Not sure where to begin? Try these simple ideas out for size.

  • Find a green space near you—different from your usual go-to—and block some time in your calendar to go take a walk there. Having a bit of exercise, even if it’s just a short stroll, can go a long way toward improving your mood. And choosing a place that’s different from your usual can help to refresh your mind.
  • Try working from a different space. Having different surroundings—such as working from a local coffee shop or an outdoor space—can help to re-energize and focus you. Research shows that ambient noise can actually boost your creativity and improve abstract thinking.
  • Take a few minutes out of your day for uninterrupted stillness.

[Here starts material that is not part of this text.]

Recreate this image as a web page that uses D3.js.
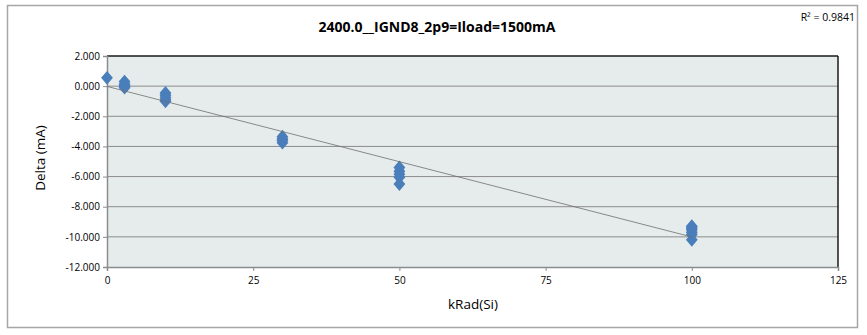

Try and incorporate a short meditation session into your day, to reset your brain and give you a bit of mid-day calm. (Calm has lots of great content to help you do this, with different sessions to suit your needs. Book a demo to see how it can help you and your team.)
  • Create a series of no-meeting days for yourself (or even for your team as a whole!) Perhaps have one day a month when no meetings are booked. This allows you to take a break from endless strings of meetings, which can be a big stress relief.
  • Be mindful about switching off after work. It can be easy to lose track of time when you’re buried in work, but that’s a path that leads to stress and burnout—quickly. Do yourself a favor by choosing to mindfully shut down at the end of the work day. Leave non-urgent things to the next day—and allow yourself to recognize when things aren’t as urgent or time-sensitive as you thought they were.
  • Block out regular slots in your calendar to do something small that makes you happy. Take yourself down to the store to pick up a tasty treat. Start that book you’ve been meaning to read. Water your plants. Or even just sit quietly in the comfiest spot available. Allow yourself to do something just for yourself, without any interruptions. Regularly.
  • Have a non-work conversation with a colleague. It’s tough to remember to find time for simple chats when all communication is so goal-oriented. But having friendly conversations can be a big boost to your mood—and, by extension, to your mental well-being.

This matters.

As a manager, part of your responsibility is the success and well-being of others. For some managers, that means putting themselves second—but that’s an unsustainable strategy. Thankfully, more and more leaders—and many of the most effective leaders in the world—build their caring for others on a strong foundation of self-care.

If you allow yourself time to practice it, you’ll find that self-care pays huge dividends in your life and your career. Best of all, your people will thank you for it!